[Data supplied]

============================================================

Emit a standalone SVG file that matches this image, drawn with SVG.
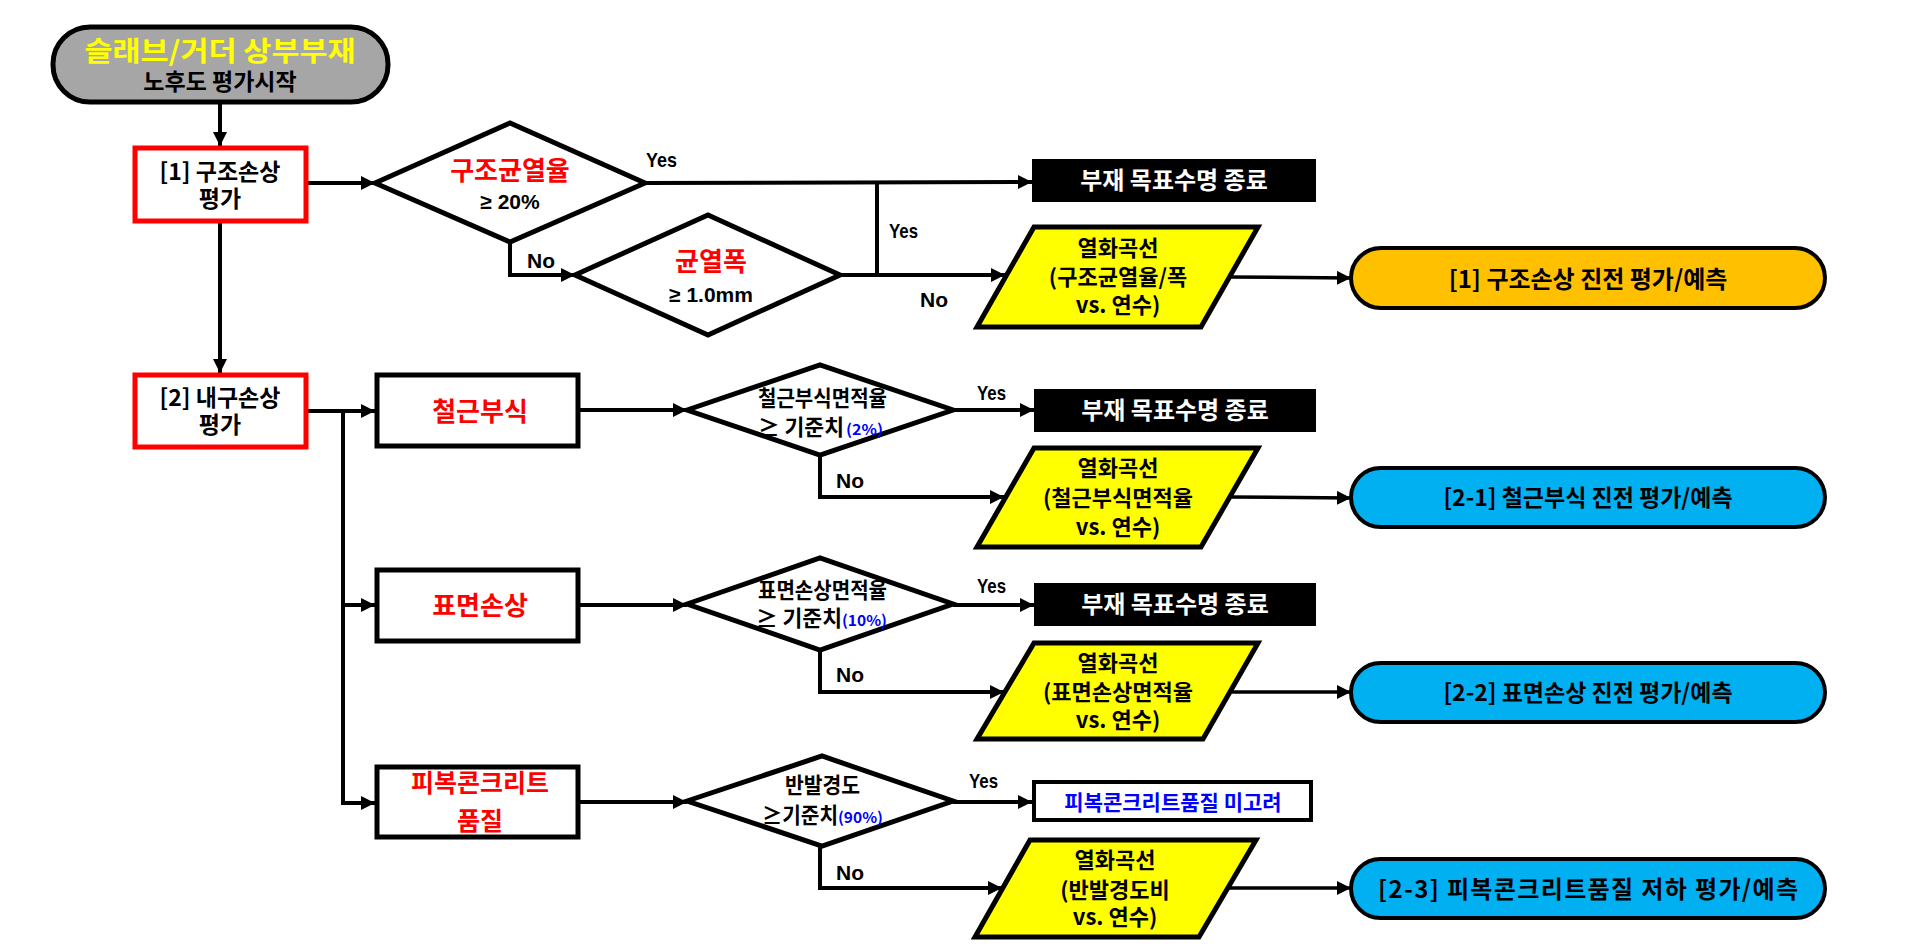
<svg xmlns="http://www.w3.org/2000/svg" width="1920" height="951" viewBox="0 0 1920 951">
<defs>
<marker id="ah" markerUnits="userSpaceOnUse" markerWidth="16" markerHeight="16" refX="14" refY="7" orient="auto">
<path d="M0,0 L14,7 L0,14 Z" fill="#000"/>
</marker>
<style>
.k{font-family:"Noto Sans CJK KR","Noto Sans",sans-serif;font-weight:bold;}
.l{font-family:"Liberation Sans",Arial,sans-serif;font-weight:bold;}
.c{text-anchor:middle;}
.red{fill:#ff0000;}
.blk{fill:#000;}
.wht{fill:#fff;}
.blu{fill:#0000ff;}
.box{fill:#fff;stroke:#000;stroke-width:5;}
.rbox{fill:#fff;stroke:#ff0000;stroke-width:5;}
.dia{fill:#fff;stroke:#000;stroke-width:5;stroke-linejoin:miter;}
.par{fill:#ffff00;stroke:#000;stroke-width:5;}
.bbox{fill:#000;}
.term{stroke:#000;stroke-width:4;}
.ln{fill:none;stroke:#000;stroke-width:4;}
.ln3{fill:none;stroke:#000;stroke-width:3.5;}
</style>
</defs>
<rect width="1920" height="951" fill="#fff"/>

<g id="connectors">
<path class="ln" d="M220,102 V146" marker-end="url(#ah)"/>
<path class="ln" d="M308,183 H375" marker-end="url(#ah)"/>
<path class="ln" d="M510,242 V275 H575" marker-end="url(#ah)"/>
<path class="ln" d="M645,183 L1032,182" marker-end="url(#ah)"/>
<path class="ln" d="M840,275 H1005" marker-end="url(#ah)"/>
<path class="ln" d="M877,275 V182"/>
<path class="ln3" d="M1229,277 L1351,278" marker-end="url(#ah)"/>
<path class="ln" d="M220,223 V373" marker-end="url(#ah)"/>
<path class="ln" d="M308,411 H375" marker-end="url(#ah)"/>
<path class="ln" d="M343,411 V803 H375" marker-end="url(#ah)"/>
<path class="ln" d="M343,605 H375" marker-end="url(#ah)"/>
<path class="ln" d="M580,410 H687" marker-end="url(#ah)"/>
<path class="ln" d="M953,410 H1034" marker-end="url(#ah)"/>
<path class="ln" d="M820,455 V497 H1004" marker-end="url(#ah)"/>
<path class="ln3" d="M1230,497 L1351,498" marker-end="url(#ah)"/>
<path class="ln" d="M580,605 H687" marker-end="url(#ah)"/>
<path class="ln" d="M953,605 H1034" marker-end="url(#ah)"/>
<path class="ln" d="M820,650 V692 H1004" marker-end="url(#ah)"/>
<path class="ln3" d="M1230,692 H1351" marker-end="url(#ah)"/>
<path class="ln" d="M580,802 H687" marker-end="url(#ah)"/>
<path class="ln" d="M953,802 H1032" marker-end="url(#ah)"/>
<path class="ln" d="M820,846 V888 H1002" marker-end="url(#ah)"/>
<path class="ln3" d="M1228,888 H1351" marker-end="url(#ah)"/>
<text class="l" x="646" y="167" font-size="21" textLength="31" lengthAdjust="spacingAndGlyphs">Yes</text>
<text class="l" x="527" y="268" font-size="21">No</text>
<text class="l" x="889" y="238" font-size="21" textLength="29" lengthAdjust="spacingAndGlyphs">Yes</text>
<text class="l" x="920" y="307" font-size="21">No</text>
<text class="l" x="977" y="400" font-size="21" textLength="29" lengthAdjust="spacingAndGlyphs">Yes</text>
<text class="l" x="836" y="488" font-size="21">No</text>
<text class="l" x="977" y="593" font-size="21" textLength="29" lengthAdjust="spacingAndGlyphs">Yes</text>
<text class="l" x="836" y="682" font-size="21">No</text>
<text class="l" x="969" y="788" font-size="21" textLength="29" lengthAdjust="spacingAndGlyphs">Yes</text>
<text class="l" x="836" y="880" font-size="21">No</text>
</g>

<g id="start">
<rect x="53" y="27" width="335" height="75" rx="37" fill="#a6a6a6" stroke="#000" stroke-width="5"/>
<text class="k c" x="220" y="61" font-size="27" fill="#ffff00" textLength="271" lengthAdjust="spacingAndGlyphs">슬래브/거더 상부부재</text>
<text class="k c blk" x="220" y="90" font-size="23">노후도 평가시작</text>
</g>

<g id="box1">
<rect class="rbox" x="135" y="148" width="171" height="73"/>
<text class="k c blk" x="220" y="180" font-size="23">[1] 구조손상</text>
<text class="k c blk" x="220" y="207" font-size="23">평가</text>
</g>

<g id="dia1">
<polygon class="dia" points="375,183 510,123 645,183 510,242"/>
<text class="k c red" x="510" y="180" font-size="26">구조균열율</text>
<text class="l c blk" x="510" y="209" font-size="21">≥ 20%</text>
</g>

<g id="end1">
<rect class="bbox" x="1032" y="159" width="284" height="43"/>
<text class="k c wht" x="1174" y="189" font-size="24">부재 목표수명 종료</text>
</g>

<g id="dia2">
<polygon class="dia" points="575,275 708,215 840,275 708,335"/>
<text class="k c red" x="711" y="271" font-size="26">균열폭</text>
<text class="l c blk" x="711" y="302" font-size="21">≥ 1.0mm</text>
</g>

<g id="curve1">
<polygon class="par" points="1034,227 1258,227 1201,327 977,327"/>
<text class="k c blk" x="1118" y="256" font-size="22">열화곡선</text>
<text class="k c blk" x="1118" y="285" font-size="22">(구조균열율/폭</text>
<text class="k c blk" x="1118" y="313" font-size="22">vs. 연수)</text>
</g>

<g id="result1">
<rect class="term" x="1351" y="248" width="474" height="60" rx="30" fill="#ffc000"/>
<text class="k c blk" x="1588" y="288" font-size="24">[1] 구조손상 진전 평가/예측</text>
</g>

<g id="box2">
<rect class="rbox" x="135" y="375" width="171" height="72"/>
<text class="k c blk" x="220" y="406" font-size="23">[2] 내구손상</text>
<text class="k c blk" x="220" y="433" font-size="23">평가</text>
</g>

<g id="corrosion">
<rect class="box" x="377" y="375" width="201" height="71"/>
<text class="k c red" x="480" y="421" font-size="26">철근부식</text>
</g>

<g id="surface">
<rect class="box" x="377" y="570" width="201" height="71"/>
<text class="k c red" x="480" y="615" font-size="26">표면손상</text>
</g>

<g id="cover">
<rect class="box" x="377" y="767" width="201" height="70"/>
<text class="k c red" x="480" y="792" font-size="25">피복콘크리트</text>
<text class="k c red" x="480" y="830" font-size="25">품질</text>
</g>

<g id="dia3">
<polygon class="dia" points="687,410 820,365 953,410 820,455"/>
<text class="k blk" x="758" y="406" font-size="22" textLength="129" lengthAdjust="spacingAndGlyphs">철근부식면적율</text>
<text class="k blk" x="758" y="435" font-size="22"><tspan textLength="86" lengthAdjust="spacingAndGlyphs">≥ 기준치</tspan><tspan class="blu" x="846" font-size="15" textLength="37" lengthAdjust="spacingAndGlyphs">(2%)</tspan></text>
</g>

<g id="end2">
<rect class="bbox" x="1034" y="389" width="282" height="43"/>
<text class="k c wht" x="1175" y="419" font-size="24">부재 목표수명 종료</text>
</g>

<g id="curve2">
<polygon class="par" points="1034,448 1258,448 1201,547 977,547"/>
<text class="k c blk" x="1118" y="476" font-size="22">열화곡선</text>
<text class="k c blk" x="1118" y="506" font-size="22">(철근부식면적율</text>
<text class="k c blk" x="1118" y="535" font-size="22">vs. 연수)</text>
</g>

<g id="result21">
<rect class="term" x="1351" y="468" width="474" height="59" rx="29.5" fill="#00b0f0"/>
<text class="k c blk" x="1588" y="506" font-size="23">[2-1] 철근부식 진전 평가/예측</text>
</g>

<g id="dia4">
<polygon class="dia" points="687,604 820,558 953,604 820,650"/>
<text class="k blk" x="758" y="598" font-size="22" textLength="129" lengthAdjust="spacingAndGlyphs">표면손상면적율</text>
<text class="k blk" x="756" y="626" font-size="22"><tspan textLength="86" lengthAdjust="spacingAndGlyphs">≥ 기준치</tspan><tspan class="blu" x="842" font-size="15" textLength="45" lengthAdjust="spacingAndGlyphs">(10%)</tspan></text>
</g>

<g id="end3">
<rect class="bbox" x="1034" y="583" width="282" height="43"/>
<text class="k c wht" x="1175" y="613" font-size="24">부재 목표수명 종료</text>
</g>

<g id="curve3">
<polygon class="par" points="1034,643 1258,643 1203,739 977,739"/>
<text class="k c blk" x="1118" y="671" font-size="22">열화곡선</text>
<text class="k c blk" x="1118" y="700" font-size="22">(표면손상면적율</text>
<text class="k c blk" x="1118" y="728" font-size="22">vs. 연수)</text>
</g>

<g id="result22">
<rect class="term" x="1351" y="663" width="474" height="59" rx="29.5" fill="#00b0f0"/>
<text class="k c blk" x="1588" y="701" font-size="23">[2-2] 표면손상 진전 평가/예측</text>
</g>

<g id="dia5">
<polygon class="dia" points="687,801 822,756 953,801 822,846"/>
<text class="k blk" x="785" y="793" font-size="22" textLength="75" lengthAdjust="spacingAndGlyphs">반발경도</text>
<text class="k blk" x="762" y="823" font-size="22"><tspan textLength="76" lengthAdjust="spacingAndGlyphs">≥기준치</tspan><tspan class="blu" x="838" font-size="15" textLength="45" lengthAdjust="spacingAndGlyphs">(90%)</tspan></text>
</g>

<g id="ignore">
<rect x="1034" y="782" width="277" height="38" fill="#fff" stroke="#000" stroke-width="4"/>
<text class="k c blu" x="1173" y="810" font-size="21">피복콘크리트품질 미고려</text>
</g>

<g id="curve4">
<polygon class="par" points="1030,840 1256,840 1199,937 975,937"/>
<text class="k c blk" x="1115" y="868" font-size="22">열화곡선</text>
<text class="k c blk" x="1115" y="898" font-size="22">(반발경도비</text>
<text class="k c blk" x="1115" y="925" font-size="22">vs. 연수)</text>
</g>

<g id="result23">
<rect class="term" x="1351" y="859" width="474" height="59" rx="29.5" fill="#00b0f0"/>
<text class="k c blk" x="1588" y="898" font-size="24" textLength="420">[2-3] 피복콘크리트품질 저하 평가/예측</text>
</g>
</svg>
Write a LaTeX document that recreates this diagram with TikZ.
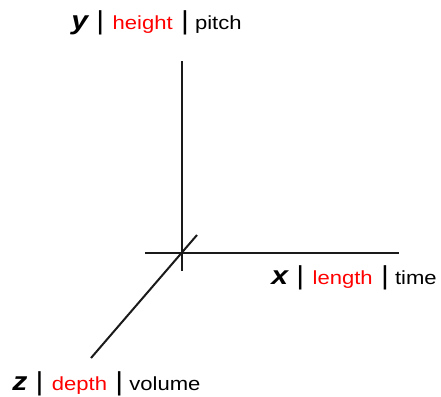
\documentclass[tikz,border=0pt]{standalone}
\usepackage{fontspec}
\setmainfont{Liberation Sans}
\usetikzlibrary{positioning}
\definecolor{ink}{HTML}{1A1A1A}
\definecolor{accent}{HTML}{FF0000}
\newcommand{\axislabel}[3]{%
  \scalebox{1.16}[1]{%
  {\fontsize{19.5}{22}\selectfont\bfseries\itshape #1}%
  {\fontsize{19.5}{22}\selectfont\ |\ }%
  {\fontsize{14.25}{16}\selectfont\textcolor{accent}{#2}}%
  {\fontsize{19.5}{22}\selectfont\ |}%
  {\fontsize{14.25}{16}\selectfont\ #3}}%
}

\begin{document}
\begin{tikzpicture}[x=0.75pt,y=-0.75pt,
  axis/.style={ink,line width=1.5pt},
  lbl/.style={anchor=base west,inner sep=0pt}]
  \path[use as bounding box] (0,0) rectangle (441,396);

  % axes meet here
  \coordinate (O) at (181.5,252.5);
  \coordinate (ytop) at (181.5,61);
  \coordinate (ybot) at (181.5,271);
  \coordinate (xl) at (145,252.5);
  \coordinate (xr) at (398.5,252.5);
  \coordinate (zb) at (197,235);
  \coordinate (zf) at (91,358);
  \draw[axis] (ytop) -- (ybot);
  \draw[axis] (xl) -- (xr);
  \draw[axis] (zb) -- (zf);

  \node[lbl] (ylabel) at (71,29.5) {\axislabel{y}{height}{pitch}};
  \node[lbl] (xlabel) at (271,284) {\axislabel{x}{length}{time}};
  \node[lbl] (zlabel) at (12,390) {\axislabel{z}{depth}{volume}};
\end{tikzpicture}
\end{document}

============================================================

[Goal]
From the records above, pick out and copy each line holding the word "standalone".

[The solution]
Emit a standalone SVG file that matches this image, drawn with SVG.
\documentclass[tikz,border=0pt]{standalone}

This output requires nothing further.